Abal-abal Produk Cina
Abal-abal Produk Cina
Penulis: Paul Midler
Penerbit: Ufuk Press, Jakarta, Agustus 2010, 415 halaman
Sejumlah mainan anak bikinan Cina pernah bikin heboh beberapa negeri pada tahun lalu. Produk itu diperkirakan mengandung racun yang menyebabkan sejumlah anak terpaksa masuk rumah sakit karena muntah-muntah. Malah, di dalam negerinya sendiri, Cina pernah menghadapi kasus susu bermelamin yang menyebabkan penarikan besar-besaran produk itu di sejumlah negara.

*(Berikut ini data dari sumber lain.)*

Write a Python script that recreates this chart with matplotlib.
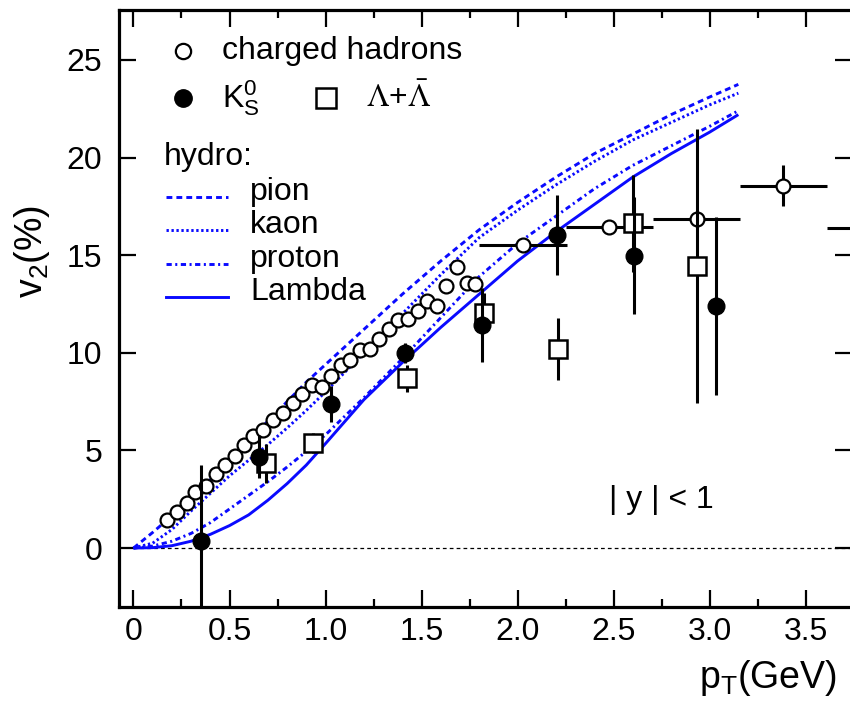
import numpy as np
import matplotlib
matplotlib.use('Agg')
from matplotlib import pyplot as plt
from matplotlib.lines import Line2D

plt.rcParams['font.family'] = ['Liberation Sans', 'DejaVu Sans']
plt.rcParams['mathtext.fontset'] = 'custom'
plt.rcParams['mathtext.rm'] = 'Liberation Sans'
plt.rcParams['mathtext.it'] = 'Liberation Sans:italic'

###############################################################################
# data

# charged hadrons, low pT (errors smaller than the symbols)
ch_pt = [0.173, 0.225, 0.277, 0.32, 0.378, 0.43, 0.477, 0.529, 0.576, 0.624,
         0.676, 0.728, 0.78, 0.829, 0.876, 0.928, 0.98, 1.027, 1.079, 1.128,
         1.18, 1.232, 1.28, 1.332, 1.38, 1.43, 1.48, 1.53, 1.58, 1.63,
         1.683, 1.735, 1.78]
ch_v2 = [1.43, 1.86, 2.29, 2.88, 3.18, 3.79, 4.25, 4.71, 5.28, 5.75,
         6.04, 6.56, 6.93, 7.44, 7.89, 8.35, 8.23, 8.81, 9.38, 9.63,
         10.14, 10.18, 10.69, 11.2, 11.68, 11.72, 12.16, 12.67, 12.4, 13.42,
         14.41, 13.59, 13.5]

# charged hadrons, high pT (binned)
chh_pt = [2.03, 2.478, 2.933, 3.385, 3.835]
chh_v2 = [15.52, 16.46, 16.85, 18.55, 16.4]
chh_xerr = [0.23, 0.225, 0.225, 0.225, 0.225]
chh_yerr = [0.3, 0.3, 0.4, 1.05, 0.5]

# K0s
k0s_pt = [0.352, 0.655, 1.027, 1.414, 1.814, 2.207, 2.607, 3.034]
k0s_v2 = [0.36, 4.68, 7.38, 10.0, 11.42, 16.03, 14.97, 12.41]
k0s_err = [3.9, 1.1, 0.9, 0.5, 1.9, 2.05, 3.0, 4.55]

# Lambda + anti-Lambda
lam_pt = [0.69, 0.933, 1.426, 1.827, 2.212, 2.6, 2.933]
lam_v2 = [4.34, 5.39, 8.69, 12.05, 10.2, 16.63, 14.45]
lam_err = [1.0, 0.5, 0.7, 1.0, 1.6, 2.5, 7.0]

# hydro curves
hydro_pt = [0, 0.1, 0.2, 0.3, 0.4, 0.5, 0.6, 0.7, 0.8, 0.9, 1.0,
            1.2, 1.4, 1.6, 1.8, 2.0, 2.2, 2.4, 2.6, 2.8, 3.0, 3.15]
hydro_pion = [0, 0.8, 1.65, 2.55, 3.5, 4.5, 5.5, 6.5, 7.5, 8.5, 9.4,
              11.2, 13.0, 14.7, 16.3, 17.7, 19.0, 20.2, 21.2, 22.2, 23.1, 23.75]
hydro_kaon = [0, 0.25, 0.95, 1.9, 2.8, 3.7, 4.5, 5.3, 6.15, 7.05, 8.0,
              10.0, 12.0, 14.0, 15.9, 17.3, 18.6, 19.8, 20.9, 21.8, 22.7, 23.3]
hydro_proton = [0, 0.1, 0.35, 0.75, 1.3, 2.0, 2.7, 3.4, 4.15, 4.95, 5.8,
                7.7, 9.7, 11.8, 13.9, 15.6, 17.0, 18.4, 19.6, 20.6, 21.6, 22.4]
hydro_lambda = [0, 0.02, 0.12, 0.35, 0.7, 1.15, 1.7, 2.45, 3.3, 4.25, 5.35,
                7.6, 9.5, 11.3, 13.0, 14.7, 16.2, 17.6, 19.0, 20.2, 21.3, 22.2]

xtick_vals = [0, 0.5, 1.0, 1.5, 2.0, 2.5, 3.0, 3.5]
xtick_labels = ['0', '0.5', '1.0', '1.5', '2.0', '2.5', '3.0', '3.5']
ytick_vals = [0, 5, 10, 15, 20, 25]

###############################################################################

W, H = 850, 706
def fx(px):
    return px / float(W)
def fy(py):
    return 1.0 - py / float(H)

blue = '#0a0aff'
lw = 2.1
styles = {
    'pion': (0, (2.0, 1.4)),
    'kaon': (0, (0.8, 0.9)),
    'proton': (0, (1.8, 1.2, 0.7, 1.2)),
    'Lambda': '-',
}

fig = plt.figure(figsize=(W / 100., H / 100.), dpi=100, facecolor='w')
ax = fig.add_axes([fx(119), fy(607), fx(852) - fx(119), fy(10) - fy(607)])

ax.set_xlim(-0.0755, 3.742)
ax.set_ylim(-3.02, 27.56)

# zero line
ax.hlines(0, 0, 3.742, colors='k', linestyles=(0, (3, 2.5)), linewidth=0.9, zorder=1)

# hydro curves
for name, vals in [('pion', hydro_pion), ('kaon', hydro_kaon),
                   ('proton', hydro_proton), ('Lambda', hydro_lambda)]:
    ax.plot(hydro_pt, vals, color=blue, linestyle=styles[name], linewidth=lw,
            zorder=2, solid_capstyle='butt')

# charged hadrons
ax.plot(ch_pt, ch_v2, 'o', ms=10, mfc='w', mec='k', mew=1.6, zorder=3)
ax.errorbar(chh_pt, chh_v2, xerr=chh_xerr, yerr=chh_yerr, fmt='o', ms=10,
            mfc='w', mec='k', mew=1.6, ecolor='k', elinewidth=2.2, capsize=0,
            zorder=3)

# Lambda
ax.errorbar(lam_pt, lam_v2, yerr=lam_err, fmt='s', ms=13, mfc='w', mec='k',
            mew=1.8, ecolor='k', elinewidth=2.2, capsize=0, zorder=4)

# K0s
ax.errorbar(k0s_pt, k0s_v2, yerr=k0s_err, fmt='o', ms=12, mfc='k', mec='k',
            ecolor='k', elinewidth=2.2, capsize=0, zorder=5)

# axes styling
for s in ax.spines.values():
    s.set_linewidth(2.3)
ax.set_xticks(xtick_vals)
ax.set_xticklabels(xtick_labels)
ax.set_xticks(np.arange(0.25, 3.75, 0.5), minor=True)
ax.set_yticks(ytick_vals)
ax.yaxis.set_minor_locator(matplotlib.ticker.NullLocator())
ax.tick_params(which='both', direction='in', top=True, right=True,
               labelsize=23, width=1.6)
ax.tick_params(which='major', length=12)
ax.tick_params(which='minor', length=6)
ax.tick_params(axis='y', pad=12)
ax.tick_params(axis='x', pad=7)

# axis labels
fig.text(fx(32), fy(252), r'v$_2$(%)', rotation=90, ha='center', va='center',
         fontsize=27)
fig.text(fx(837), fy(678), r'p$_\mathrm{T}$(GeV)', ha='right', va='center',
         fontsize=27)

# legend, drawn by hand
fsz = 23
fig.add_artist(Line2D([fx(183)], [fy(51)], marker='o', ms=11, mfc='w', mec='k', mew=1.6))
fig.text(fx(222), fy(51), 'charged hadrons', ha='left', va='center', fontsize=fsz)
fig.add_artist(Line2D([fx(183)], [fy(98)], marker='o', ms=12.5, mfc='k', mec='k'))
fig.text(fx(222), fy(98), r'K$^0_\mathrm{S}$', ha='left', va='center', fontsize=fsz)
fig.add_artist(Line2D([fx(326)], [fy(98)], marker='s', ms=15, mfc='w', mec='k', mew=1.8))
fig.text(fx(366), fy(98), r'$\mathrm{\Lambda}$+$\mathrm{\bar{\Lambda}}$', ha='left',
         va='center', fontsize=fsz, math_fontfamily='stix')

fig.text(fx(164), fy(157), 'hydro:', ha='left', va='center', fontsize=fsz)
rows = [('pion', 197, 192), ('kaon', 230, 225), ('proton', 264, 259), ('Lambda', 297, 292)]
for name, ly, ty in rows:
    fig.add_artist(Line2D([fx(166), fx(228)], [fy(ly), fy(ly)], color=blue,
                          linestyle=styles[name], linewidth=lw))
    fig.text(fx(250), fy(ty), name, ha='left', va='center', fontsize=fsz)

ax.text(2.75, 2.45, '| y | < 1', ha='center', va='center', fontsize=23)

fig.savefig('out.png', dpi=100)
plt.close(fig)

Apa yang salah dengan produk Cina? Pada produk mainan itu ditemukan sejenis zat kimia untuk menambah kelenturan yang berbahaya bagi kesehatan. Teliti punya teliti, ternyata masalahnya adalah pada siklus produksi di sana yang pendek dan lemahnya pengawasan produk. Selain untuk alasan produksi massal, itu diperlukan untuk menekan harga.

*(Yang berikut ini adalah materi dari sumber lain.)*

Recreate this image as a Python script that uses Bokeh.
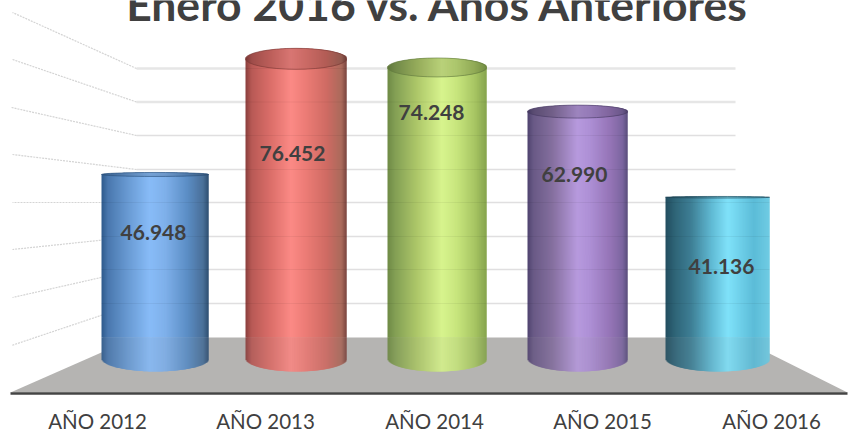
from bokeh.plotting import figure
from bokeh.embed import file_html
from bokeh.resources import INLINE
from bokeh.models import Range1d
from bokeh.core.properties import value
import numpy as np

title_text = "Enero 2016 vs. Años Anteriores"
categories = ["AÑO 2012", "AÑO 2013", "AÑO 2014", "AÑO 2015", "AÑO 2016"]
values = [46948, 76452, 74248, 62990, 41136]
value_labels = ["46.948", "76.452", "74.248", "62.990", "41.136"]

# --- layout (page pixels -> data units) ---
W, H = 848, 433
PX_PER_CAT = 140.6
CAT0_PX = 154.5
BASE_PX = 358.0
PX_PER_VAL = 0.00392


def X(px):
    return (np.asarray(px, dtype=float) - CAT0_PX) / PX_PER_CAT


def Y(py):
    return (BASE_PX - np.asarray(py, dtype=float)) / PX_PER_VAL


centers_px = [154.5, 295.5, 436.5, 577, 717]
widths_px = [107, 101, 99, 100, 104]
top_ry_px = [2.0, 10.5, 9.5, 6.5, 0.8]
base_ry_px = 13.0
label_x_px = [97, 265, 434, 602, 771]
value_pos_px = [(153, 232), (292, 153), (431, 112), (574, 174), (721, 266)]

profiles = [
    [(0, "#2f5a8c"), (.06, "#4a78ae"), (.25, "#6a9bd4"), (.45, "#88bcf8"), (.6, "#7fb0ea"), (.8, "#5c8ec6"), (.95, "#4a7098"), (1, "#2f4f72")],
    [(0, "#8a3f3d"), (.06, "#b85a56"), (.25, "#dc6f6a"), (.45, "#fc8a86"), (.6, "#ec7c76"), (.8, "#d06c64"), (.95, "#aa6a5c"), (1, "#7a4640")],
    [(0, "#6f8a45"), (.08, "#84a055"), (.3, "#aec86a"), (.55, "#d8f48e"), (.7, "#c8e67e"), (.88, "#a8c664"), (1, "#86a44e")],
    [(0, "#4f4270"), (.06, "#6a5a86"), (.25, "#85709f"), (.5, "#b79ade"), (.62, "#ae90d6"), (.82, "#9676b8"), (.95, "#7c66a0"), (1, "#5a4e7c")],
    [(0, "#234e60"), (.1, "#30677a"), (.25, "#3f8096"), (.45, "#62bcd6"), (.6, "#80e2fa"), (.85, "#5cbcd8"), (1, "#70cce4")],
]
wall_py = [68, 101.5, 135, 169, 202, 236, 269, 303]
wall_far_px = [(12, 12), (12, 59), (11, 107), (12, 154), (12, 202), (12, 249), (12, 297), (11, 345)]


def color_at(profile, t):
    xs = [a for a, _ in profile]
    rgb = np.array([[int(c[i:i + 2], 16) for i in (1, 3, 5)] for _, c in profile], dtype=float)
    return [float(np.interp(t, xs, rgb[:, k])) for k in range(3)]


def to_hex(c, f=1.0):
    return "#%02x%02x%02x" % tuple(int(min(255, max(0, v * f))) for v in c)


p = figure(width=W, height=H, output_backend="svg", toolbar_location=None,
           x_range=Range1d(float(X(0)), float(X(W))), y_range=Range1d(float(Y(H)), float(Y(0))),
           min_border=0, outline_line_color=None, background_fill_color="white")
p.styles = {"position": "absolute", "left": "0px", "top": "0px"}
p.axis.visible = False
p.grid.visible = False

# left wall + back wall grid
for i, (py, (fx, fy)) in enumerate(zip(wall_py, wall_far_px)):
    p.line(X([136, 735]).tolist(), Y([py, py]).tolist(), line_color="#e6e6e6" if i < 2 else "#e0dfe0",
           line_width=2.4 if i < 2 else 1.6)
    p.line(X([136, fx]).tolist(), Y([py, fy]).tolist(), line_color="#d4d4d4", line_width=1.2, line_dash="2 1")

# floor
floor_x = X([10, 135, 737, 847]).tolist()
floor_y = Y([392, 337, 337, 392]).tolist()
p.patch(floor_x, floor_y, fill_color="#b5b4b2", line_color=None)
p.line(X([10, 847]).tolist(), Y([393, 393]).tolist(), line_color="#444444", line_width=2.5)

# cylinders: one-pixel strips that overlap their right neighbour, so no seams show
for i, v in enumerate(values):
    cx, w = float(X(centers_px[i])), widths_px[i] / PX_PER_CAT
    N = widths_px[i]
    prof = profiles[i]
    edges = np.linspace(-1, 1, N + 1)
    mids = (edges[:-1] + edges[1:]) / 2
    left = cx + edges[:-1] * w / 2
    right = np.minimum(cx + edges[1:] * w / 2 + 1.2 / PX_PER_CAT, cx + w / 2)
    base_ry = base_ry_px / PX_PER_VAL
    top_ry = top_ry_px[i] / PX_PER_VAL
    rgb = [color_at(prof, (t + 1) / 2) for t in mids]
    cols = [to_hex(c) for c in rgb]
    tinted = [to_hex([a * 0.9 + 0.1 * 150 for a in c]) for c in rgb]
    capcols = [to_hex(c, 0.86) for c in rgb]
    floor_back = float(Y(337))
    bottoms = -base_ry * np.sqrt(1 - mids ** 2)
    p.quad(left=left, right=right, bottom=[floor_back] * N, top=[v] * N, fill_color=cols, line_color=None)
    p.quad(left=left, right=right, bottom=bottoms, top=[floor_back + 20] * N, fill_color=tinted, line_color=None)
    # grid lines faintly seen through the body
    for py in wall_py:
        if Y(py) < v:
            p.line([cx - w / 2, cx + w / 2], [float(Y(py))] * 2, line_color="#000000", line_alpha=0.05, line_width=1.2)
    # top cap
    half = top_ry * np.sqrt(1 - mids ** 2)
    p.quad(left=left, right=right, bottom=v - half, top=v + half, fill_color=capcols, line_color=None)
    p.ellipse(x=[cx], y=[v], width=[w], height=[2 * top_ry], fill_color=None,
              line_color=to_hex(color_at(prof, 0), 0.9), line_alpha=0.6, line_width=1)

# value labels
for txt, (lx, ly) in zip(value_labels, value_pos_px):
    p.text(x=[float(X(lx))], y=[float(Y(ly))], text=[txt], text_font=value("Lato"), text_font_style="bold",
           text_font_size="21px", text_color="#404040", text_align="center", text_baseline="middle")

# category labels
p.text(x=X(label_x_px).tolist(), y=[float(Y(420.8))] * 5, text=categories, text_font=value("Lato"),
       text_font_size="20.5px", text_color="#404040", text_align="center", text_baseline="middle")

# title
p.text(x=[float(X(438))], y=[float(Y(2.5))], text=[title_text], text_font=value("Lato"), text_font_style="bold",
       text_font_size="44.5px", text_color="#404040", text_align="center", text_baseline="alphabetic")

open("out.html", "w").write(file_html(p, INLINE))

Pabrikan Cina punya alasan untuk menepis tudingan miring soal produknya itu. Menurut mereka, kasus-kasus seperti itu tak dapat dihindari. Masalah seperti itu akan muncul seiring dengan peningkatan jumlah produksi. Setidaknya dalam kurun waktu yang tak terlalu lama. Jawaban seperti itu secara tersirat diungkapkan Paul Midler dalam buku yang aslinya berjudul Poorly Made In China ini.
Melihat Cina kini, kita jadi teringat ketika produk murah Jepang membanjiri negeri ini pada 1970-an dan memukul pasar barang sejenis bikinan Eropa dan Amerika. Dalam produk manufaktur, misalnya, produk bikinan Eropa dan Amerika terkenal dengan keawetannya. Jepang menyalipnya dengan cara memperpendek umur pakai hingga lima tahun saja, yang berarti menurunkan kualitas untuk menekan biaya produksi.

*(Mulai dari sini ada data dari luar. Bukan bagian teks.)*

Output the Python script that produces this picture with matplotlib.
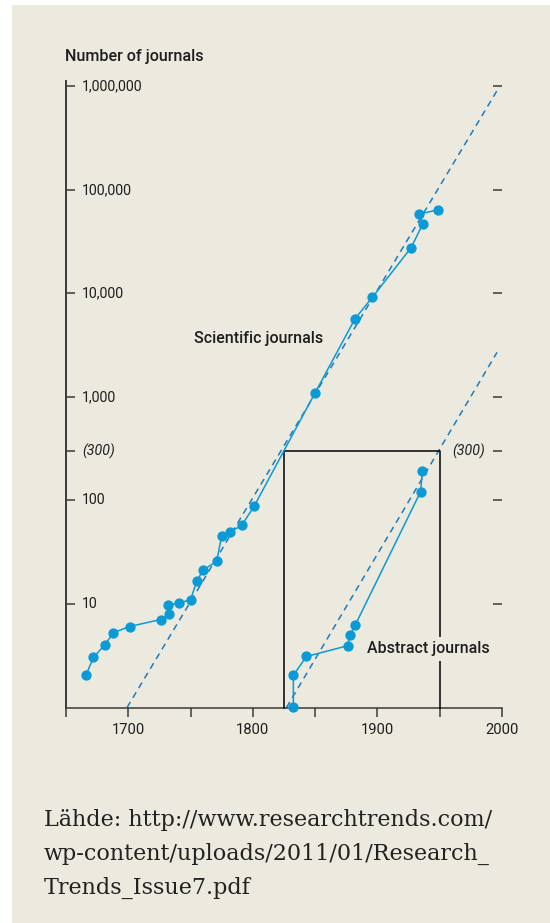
import matplotlib
matplotlib.use("Agg")
import matplotlib.pyplot as plt
from matplotlib.patches import Rectangle
from matplotlib.ticker import NullLocator
import matplotlib.transforms as mtransforms

# ---------------- data ----------------
sci_years = [1666, 1672, 1681, 1688, 1701, 1726, 1733, 1732, 1741, 1750,
             1755, 1760, 1771, 1775, 1782, 1791, 1801, 1850, 1882, 1896,
             1927, 1936.5, 1933, 1949]
sci_values = [2.04, 3.06, 4.0, 5.27, 6.06, 7.08, 7.97, 9.8, 10.2, 11.05,
              16.6, 21.2, 25.9, 45.9, 49.9, 57.4, 88, 1100, 5700, 9200,
              27700, 47100, 58400, 64400]

abs_years = [1832.5, 1832.5, 1843, 1876, 1878, 1882, 1934.7, 1936]
abs_values = [1.02, 2.05, 3.11, 3.95, 5.07, 6.2, 122, 192]

sci_trend_years = [1699, 1998]
sci_trend_values = [1, 1e6]
abs_trend_years = [1827, 1996]
abs_trend_values = [1, 2700]

box_years = [1825, 1950]
box_values = [1, 300]

ytick_values = [10, 100, 300, 1000, 10000, 100000, 1000000]
ytick_labels = ["10", "100", "(300)", "1,000", "10,000", "100,000", "1,000,000"]
xtick_values = [1650, 1700, 1750, 1800, 1850, 1900, 1950, 2000]
xtick_labels = ["", "1700", "", "1800", "", "1900", "", "2000"]

title = "Number of journals"
sci_label = "Scientific journals"
abs_label = "Abstract journals"
source_lines = ["Lähde: http://www.researchtrends.com/",
                "wp-content/uploads/2011/01/Research_",
                "Trends_Issue7.pdf"]

# ---------------- style ----------------
BG = "#ECE9DF"
BLUE = "#0A9AD6"
DASH = "#1C7CC0"
INK = "#1E1E1E"
AX = "#3A3A3A"
FONT = ["Roboto", "DejaVu Sans"]

W, H = 550, 923
fig = plt.figure(figsize=(W / 100, H / 100), dpi=100, facecolor="white")
fig.patches.append(Rectangle((12 / W, 0), 1 - 12 / W, 1 - 5 / H,
                             transform=fig.transFigure, facecolor=BG,
                             edgecolor="none", zorder=-10))

left, right = 66 / W, 502 / W
bottom, top = 1 - 707.5 / H, 1 - 81 / H
ax = fig.add_axes([left, bottom, right - left, top - bottom])
ax.set_facecolor("none")
ax.set_yscale("log")
ax.set_xlim(1650, 2000)
ax.set_ylim(1, 1.13e6)

for s in ["top", "right"]:
    ax.spines[s].set_visible(False)
for s in ["left", "bottom"]:
    ax.spines[s].set_color(AX)
ax.spines["left"].set_linewidth(1.4)
ax.spines["bottom"].set_linewidth(1.1)

# y ticks
ax.yaxis.set_minor_locator(NullLocator())
ax.set_yticks(ytick_values)
ax.set_yticklabels([])
ax.tick_params(axis="y", which="major", direction="in", length=6.3, width=1.1,
               color=AX, left=True, right=True, labelleft=False)
trans_y = mtransforms.blended_transform_factory(ax.transAxes, ax.transData)
for v, lab in zip(ytick_values, ytick_labels):
    italic = lab.startswith("(")
    ax.text(16 / (502 - 66), v, lab, transform=trans_y, ha="left", va="center",
            fontsize=10.2, color=INK, family=FONT,
            style="italic" if italic else "normal")
    if italic:
        ax.text(1 - 17 / (502 - 66), v, lab, transform=trans_y, ha="right",
                va="center", fontsize=10.2, color=INK, family=FONT,
                style="italic")

# x ticks
ax.set_xticks(xtick_values)
ax.set_xticklabels(xtick_labels, family=FONT, fontsize=10.6, color=INK)
ax.tick_params(axis="x", direction="out", length=6.6, width=1.1, color=AX, pad=4.5)

# trend lines
ax.plot(sci_trend_years, sci_trend_values, ls=(0, (4.2, 3.2)), color=DASH, lw=1.1,
        zorder=2)
ax.plot(abs_trend_years, abs_trend_values, ls=(0, (4.2, 3.2)), color=DASH, lw=1.1,
        zorder=2)

# data
ax.plot(sci_years, sci_values, color=BLUE, lw=1.1, marker="o", ms=6.4,
        mec=BLUE, mfc=BLUE, zorder=4, clip_on=False)
ax.plot(abs_years, abs_values, color=BLUE, lw=1.1, marker="o", ms=6.4,
        mec=BLUE, mfc=BLUE, zorder=4, clip_on=False)

# box
ax.plot([box_years[0], box_years[0], box_years[1], box_years[1]],
        [box_values[0], box_values[1], box_values[1], box_values[0]],
        color="black", lw=1.1, zorder=3, clip_on=False)

# labels
ax.text(1700 + (194 - 128) / 1.247, 10 ** ((707.5 - 339) / 103.5), sci_label,
        ha="left", va="center", fontsize=11.5, color=INK, family=FONT,
        fontweight="medium")
ax.text(1700 + (367 - 128) / 1.247, 10 ** ((707.5 - 649) / 103.5), abs_label,
        ha="left", va="center", fontsize=11.4, color=INK, family=FONT,
        fontweight="medium", zorder=5,
        bbox=dict(boxstyle="square,pad=0.3", fc=BG, ec="none"))

fig.text(65 / W, 1 - 57 / H, title, ha="left", va="center", fontsize=11.6,
         color=INK, family=FONT, fontweight="medium")

for i, line in enumerate(source_lines):
    fig.text(44 / W, 1 - (826 + 34 * i) / H, line, ha="left", va="baseline",
             fontsize=16, color="#222222", family=["DejaVu Serif"])

fig.savefig("out.png", dpi=100, facecolor=fig.get_facecolor())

Boleh jadi, dengan meniru siasat Jepang, Cina melakukan hal serupa untuk merebut pasar bagi produk-produknya. Menurut pengamatan Midler, pabrik di Cina memang terbiasa membuat produk di bawah standar, dengan siklus produksi yang sangat pendek. Umur pakai produk itu pun lebih singkat dibandingkan dengan produk Jepang. Seperti dilakukan Jepang dahulu, mereka punya pasar sendiri untuk barang-barang yang berkualitas rendah itu.
Ada dua faktor lain yang sangat menentukan. Pertama adalah kemampuan pabrik-pabrik di Cina meniru produk apa pun dalam waktu singkat. Mereka hanya membutuhkan contoh produk luar, lalu sesegera itu pula mereka mampu membuat tiruannya. Kedua, negeri itu menyediakan sarana dan prasarana yang menyenangkan bagi para investor dan importir asing.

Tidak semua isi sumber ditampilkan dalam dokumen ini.